Creative serving ideas

  • Lettuce wraps: Spoon honey garlic chicken into butter lettuce leaves, top with sliced scallions and carrots for a lighter handheld option.
  • Slider-style: Serve on small rolls with pickled cucumbers and a smear of mayo for party-friendly bites.
  • Skewers: Thread the cooked pieces onto skewers with pineapple chunks and red peppers for a festive appetizer.

Flavor suggestions

  • Add fresh lime juice at the end for brightness.
  • Finish with freshly grated ginger or a splash of sesame oil for extra depth.
  • Toasted sesame seeds or chopped cilantro brighten both presentation and profile.

FAQ

Q: Can I use frozen chicken for this recipe?
A: Yes — thaw frozen chicken completely in the refrigerator before cutting and dredging. Working with fully thawed chicken ensures even cooking and better crust formation.

Q: How long will leftovers keep, and is it safe to freeze?
A: Leftovers last 3–4 days in the refrigerator. You can freeze cooked chicken (up to 3 months) best when flash-frozen and stored in an airtight container; freeze sauce separately if possible.

Q: What can I substitute for honey or soy sauce?
A: For honey swaps, maple syrup or agave work in a pinch though sweetness and flavor will shift slightly. For soy sauce alternatives, use tamari (gluten-free) or coconut aminos (lower sodium, slightly sweeter).

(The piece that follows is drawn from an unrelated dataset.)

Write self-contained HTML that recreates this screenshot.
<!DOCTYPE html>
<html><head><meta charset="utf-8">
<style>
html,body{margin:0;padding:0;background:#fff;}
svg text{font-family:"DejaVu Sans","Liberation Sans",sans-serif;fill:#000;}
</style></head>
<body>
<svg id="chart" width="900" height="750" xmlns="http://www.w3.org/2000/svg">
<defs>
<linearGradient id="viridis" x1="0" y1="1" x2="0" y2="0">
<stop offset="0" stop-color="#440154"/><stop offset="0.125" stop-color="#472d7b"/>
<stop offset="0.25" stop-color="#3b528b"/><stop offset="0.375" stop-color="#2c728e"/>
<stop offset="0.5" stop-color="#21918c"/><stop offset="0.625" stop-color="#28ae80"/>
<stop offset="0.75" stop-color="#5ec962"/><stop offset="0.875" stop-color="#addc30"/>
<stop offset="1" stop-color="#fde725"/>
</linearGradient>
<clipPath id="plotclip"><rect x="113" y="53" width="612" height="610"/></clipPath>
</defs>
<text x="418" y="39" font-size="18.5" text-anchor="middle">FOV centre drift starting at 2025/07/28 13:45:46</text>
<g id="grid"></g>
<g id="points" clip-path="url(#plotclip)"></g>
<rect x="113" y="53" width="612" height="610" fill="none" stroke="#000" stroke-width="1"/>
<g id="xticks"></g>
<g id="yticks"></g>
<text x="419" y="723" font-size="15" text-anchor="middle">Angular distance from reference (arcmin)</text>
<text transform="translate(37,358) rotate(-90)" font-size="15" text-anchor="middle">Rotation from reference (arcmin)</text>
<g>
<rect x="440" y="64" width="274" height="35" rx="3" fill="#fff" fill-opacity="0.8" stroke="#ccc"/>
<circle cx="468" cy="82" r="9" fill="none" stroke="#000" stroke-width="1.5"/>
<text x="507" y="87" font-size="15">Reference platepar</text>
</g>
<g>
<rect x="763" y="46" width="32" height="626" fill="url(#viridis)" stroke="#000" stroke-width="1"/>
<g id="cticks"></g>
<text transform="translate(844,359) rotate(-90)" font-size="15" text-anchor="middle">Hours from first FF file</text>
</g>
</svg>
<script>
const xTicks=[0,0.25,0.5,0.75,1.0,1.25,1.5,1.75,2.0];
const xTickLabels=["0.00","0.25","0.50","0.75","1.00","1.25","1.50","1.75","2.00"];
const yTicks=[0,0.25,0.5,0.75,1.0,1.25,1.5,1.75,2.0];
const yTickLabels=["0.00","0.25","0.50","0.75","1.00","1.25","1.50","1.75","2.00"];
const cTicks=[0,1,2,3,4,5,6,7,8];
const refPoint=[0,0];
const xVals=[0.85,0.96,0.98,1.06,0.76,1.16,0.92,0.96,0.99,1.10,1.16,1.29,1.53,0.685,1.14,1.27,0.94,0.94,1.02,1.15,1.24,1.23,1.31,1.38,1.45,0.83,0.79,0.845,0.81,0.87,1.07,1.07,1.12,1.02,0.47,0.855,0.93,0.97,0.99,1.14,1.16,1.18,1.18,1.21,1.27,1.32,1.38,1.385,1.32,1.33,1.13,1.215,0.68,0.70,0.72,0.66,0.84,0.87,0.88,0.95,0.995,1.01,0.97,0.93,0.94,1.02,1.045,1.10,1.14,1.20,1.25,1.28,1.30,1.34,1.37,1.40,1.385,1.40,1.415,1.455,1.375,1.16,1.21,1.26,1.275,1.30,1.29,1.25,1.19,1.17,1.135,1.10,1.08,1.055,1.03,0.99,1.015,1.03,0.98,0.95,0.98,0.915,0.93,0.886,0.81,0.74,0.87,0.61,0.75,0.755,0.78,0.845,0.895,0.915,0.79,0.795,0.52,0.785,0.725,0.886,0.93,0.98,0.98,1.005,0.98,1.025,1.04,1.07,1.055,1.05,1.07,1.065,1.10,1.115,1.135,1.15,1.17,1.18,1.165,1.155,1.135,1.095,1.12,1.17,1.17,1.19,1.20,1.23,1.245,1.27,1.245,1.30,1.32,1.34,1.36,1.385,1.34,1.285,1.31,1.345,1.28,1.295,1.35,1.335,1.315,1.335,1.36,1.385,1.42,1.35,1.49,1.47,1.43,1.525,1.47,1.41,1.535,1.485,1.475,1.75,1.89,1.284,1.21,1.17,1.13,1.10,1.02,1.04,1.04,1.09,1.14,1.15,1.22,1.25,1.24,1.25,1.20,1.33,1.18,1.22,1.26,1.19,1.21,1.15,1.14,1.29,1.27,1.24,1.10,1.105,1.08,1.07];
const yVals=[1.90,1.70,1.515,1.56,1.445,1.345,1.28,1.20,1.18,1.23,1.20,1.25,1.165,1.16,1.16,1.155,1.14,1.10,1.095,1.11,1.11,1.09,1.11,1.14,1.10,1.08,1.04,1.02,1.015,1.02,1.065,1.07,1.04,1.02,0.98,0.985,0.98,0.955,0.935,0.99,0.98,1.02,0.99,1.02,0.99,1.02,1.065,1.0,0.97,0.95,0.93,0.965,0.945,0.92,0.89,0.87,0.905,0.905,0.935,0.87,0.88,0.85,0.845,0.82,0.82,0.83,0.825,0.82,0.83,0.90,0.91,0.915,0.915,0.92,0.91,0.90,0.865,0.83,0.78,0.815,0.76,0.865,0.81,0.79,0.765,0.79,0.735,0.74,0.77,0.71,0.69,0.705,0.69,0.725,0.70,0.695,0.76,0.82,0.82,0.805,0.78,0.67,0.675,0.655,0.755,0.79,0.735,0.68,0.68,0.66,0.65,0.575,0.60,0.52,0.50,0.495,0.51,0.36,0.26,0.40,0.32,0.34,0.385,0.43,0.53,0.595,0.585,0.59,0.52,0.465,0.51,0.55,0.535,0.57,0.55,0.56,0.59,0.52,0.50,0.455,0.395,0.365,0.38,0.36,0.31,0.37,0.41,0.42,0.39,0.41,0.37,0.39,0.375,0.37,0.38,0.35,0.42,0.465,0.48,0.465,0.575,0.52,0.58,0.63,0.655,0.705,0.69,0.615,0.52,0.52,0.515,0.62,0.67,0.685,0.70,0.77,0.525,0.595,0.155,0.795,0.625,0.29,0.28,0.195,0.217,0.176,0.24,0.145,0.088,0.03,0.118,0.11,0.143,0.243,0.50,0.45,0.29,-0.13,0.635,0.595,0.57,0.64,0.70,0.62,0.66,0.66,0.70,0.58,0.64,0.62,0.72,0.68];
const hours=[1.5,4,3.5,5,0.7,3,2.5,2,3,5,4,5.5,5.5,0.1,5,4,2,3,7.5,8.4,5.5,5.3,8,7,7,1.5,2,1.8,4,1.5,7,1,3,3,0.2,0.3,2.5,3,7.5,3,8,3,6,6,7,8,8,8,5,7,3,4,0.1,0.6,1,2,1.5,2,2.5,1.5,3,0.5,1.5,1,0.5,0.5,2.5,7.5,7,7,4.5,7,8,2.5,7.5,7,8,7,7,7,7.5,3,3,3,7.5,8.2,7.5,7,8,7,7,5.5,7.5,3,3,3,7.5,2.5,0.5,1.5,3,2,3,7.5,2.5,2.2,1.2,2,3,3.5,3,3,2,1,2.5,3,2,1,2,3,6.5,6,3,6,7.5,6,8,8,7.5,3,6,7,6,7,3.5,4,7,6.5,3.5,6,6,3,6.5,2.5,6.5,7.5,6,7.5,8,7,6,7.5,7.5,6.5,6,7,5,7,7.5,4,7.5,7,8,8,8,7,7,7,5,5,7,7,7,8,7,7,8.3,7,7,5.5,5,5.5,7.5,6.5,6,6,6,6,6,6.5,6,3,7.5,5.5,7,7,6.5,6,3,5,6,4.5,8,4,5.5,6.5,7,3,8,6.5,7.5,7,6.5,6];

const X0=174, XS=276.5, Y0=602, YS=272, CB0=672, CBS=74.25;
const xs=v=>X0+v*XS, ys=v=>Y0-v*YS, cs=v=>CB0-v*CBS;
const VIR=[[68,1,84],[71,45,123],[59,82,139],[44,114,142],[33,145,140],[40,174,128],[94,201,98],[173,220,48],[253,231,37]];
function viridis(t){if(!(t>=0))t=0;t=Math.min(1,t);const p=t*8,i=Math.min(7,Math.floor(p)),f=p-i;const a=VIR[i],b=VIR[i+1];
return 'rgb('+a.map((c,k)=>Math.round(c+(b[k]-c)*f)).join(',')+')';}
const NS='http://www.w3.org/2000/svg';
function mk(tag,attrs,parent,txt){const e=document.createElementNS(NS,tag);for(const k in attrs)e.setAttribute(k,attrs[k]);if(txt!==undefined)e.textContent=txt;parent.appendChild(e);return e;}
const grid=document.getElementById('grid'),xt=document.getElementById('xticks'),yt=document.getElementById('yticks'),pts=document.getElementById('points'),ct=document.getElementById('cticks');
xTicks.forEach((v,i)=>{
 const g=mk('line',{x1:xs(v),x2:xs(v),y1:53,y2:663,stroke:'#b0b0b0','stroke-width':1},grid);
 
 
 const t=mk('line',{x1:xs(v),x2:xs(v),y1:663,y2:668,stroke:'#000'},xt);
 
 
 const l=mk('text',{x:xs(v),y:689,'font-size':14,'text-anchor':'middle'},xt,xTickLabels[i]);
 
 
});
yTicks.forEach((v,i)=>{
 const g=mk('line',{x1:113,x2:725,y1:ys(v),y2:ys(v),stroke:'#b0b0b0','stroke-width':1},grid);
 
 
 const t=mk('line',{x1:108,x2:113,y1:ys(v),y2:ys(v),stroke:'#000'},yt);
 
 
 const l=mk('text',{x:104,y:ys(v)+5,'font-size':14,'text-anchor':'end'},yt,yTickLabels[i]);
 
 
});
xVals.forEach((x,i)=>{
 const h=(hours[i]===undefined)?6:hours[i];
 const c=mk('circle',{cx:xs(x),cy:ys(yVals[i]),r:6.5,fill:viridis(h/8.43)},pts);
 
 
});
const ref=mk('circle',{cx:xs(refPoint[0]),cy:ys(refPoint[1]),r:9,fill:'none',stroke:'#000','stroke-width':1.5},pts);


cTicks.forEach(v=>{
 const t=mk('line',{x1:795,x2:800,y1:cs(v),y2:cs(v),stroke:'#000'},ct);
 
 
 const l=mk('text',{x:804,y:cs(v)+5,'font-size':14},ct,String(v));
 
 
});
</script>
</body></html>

Q: How do I prevent the garlic from burning in the sauce?
A: Add minced garlic once the pan is at medium heat rather than high and stir constantly as it warms. If the pan gets too hot, lower the heat; garlic burns quickly and turns bitter.

Conclusion

There’s a reason Honey Garlic Chicken Bites show up again and again on cozy-weeknight menus: they’re simple, adaptable, and deliver that irresistible balance of sweet, savory, and just a touch of heat. Whether you’re frying, baking, or using an air fryer, this recipe can be tweaked to match seasonal vegetables, family preferences, or pantry staples. For inspiration on a quick, five-ingredient version, check out Honey Garlic Chicken Bites Recipe (Just 5 Ingredients) – The Kitchn, and for another delicious variation see Honey Garlic Chicken Bites – Gimme Delicious Food. Try this at home, share photos with friends, and savor the small, saucy moments — they’re what great home cooking is all about.

Delicious Honey Garlic Chicken Bites served on a plate

Honey Garlic Chicken Bites

A comforting dish of tender chicken pieces coated in a sticky-sweet honey garlic sauce, perfect for any season and easily adaptable for busy weeknights.
Prep Time 20 minutes
Cook Time 15 minutes
Total Time 35 minutes
Servings: 4 servings
Course: Dinner, Main Course
Cuisine: American, Asian
Calories: 320

Ingredients
  

Main Ingredients
  • 1.5 lbs boneless (skinless) chicken (breasts or thighs, cut into bite-sized pieces) Use thighs for juicier bites.
  • ½ cup all-purpose flour
  • 1 teaspoon garlic powder
  • 1 teaspoon paprika
  • 1 large egg (beaten)
  • 2 tablespoons olive oil For frying.
  • ¼ cup honey
  • 3 tablespoons low-sodium soy sauce Helps control saltiness.
  • 3 cloves fresh garlic (minced)
  • 1 tablespoon rice vinegar (or apple cider vinegar)
  • ½ teaspoon ground ginger (optional)
  • ½ teaspoon red pepper flakes (optional)
  • 1 tablespoon cornstarch (optional, for thickening)
  • 1 tablespoon cold water (if using cornstarch slurry)

Method
 

Prepare the Chicken
  1. Cut chicken into 1-inch cubes for even cooking.
  2. In a shallow bowl, mix the flour, garlic powder, paprika, salt, and black pepper.
  3. Beat the egg in a separate bowl.
  4. Dip each chicken piece into the beaten egg, then dredge in the flour mixture.
  5. Let coated pieces rest for 2 minutes.
Cook the Chicken
  1. Heat olive oil in a large skillet over medium-high heat.
  2. Add chicken pieces in a single layer; fry for about 3–4 minutes per side.
  3. Transfer cooked pieces to a paper towel-lined plate to drain.
Make the Sauce
  1. In the same skillet, add honey, soy sauce, minced garlic, rice vinegar, ginger, and red pepper flakes.
  2. Stir to combine and bring to a gentle simmer.
  3. Optionally, mix cornstarch and cold water to form a slurry. Whisk into the sauce to thicken.
Combine & Serve
  1. Add cooked chicken back to the skillet and toss to coat with the sauce.
  2. Cook together for another 1–2 minutes.
  3. Garnish with sliced green onions and sesame seeds if desired.

Notes

This recipe is easily adjustable for air fryer or oven methods. Store leftovers in an airtight container for up to 3-4 days.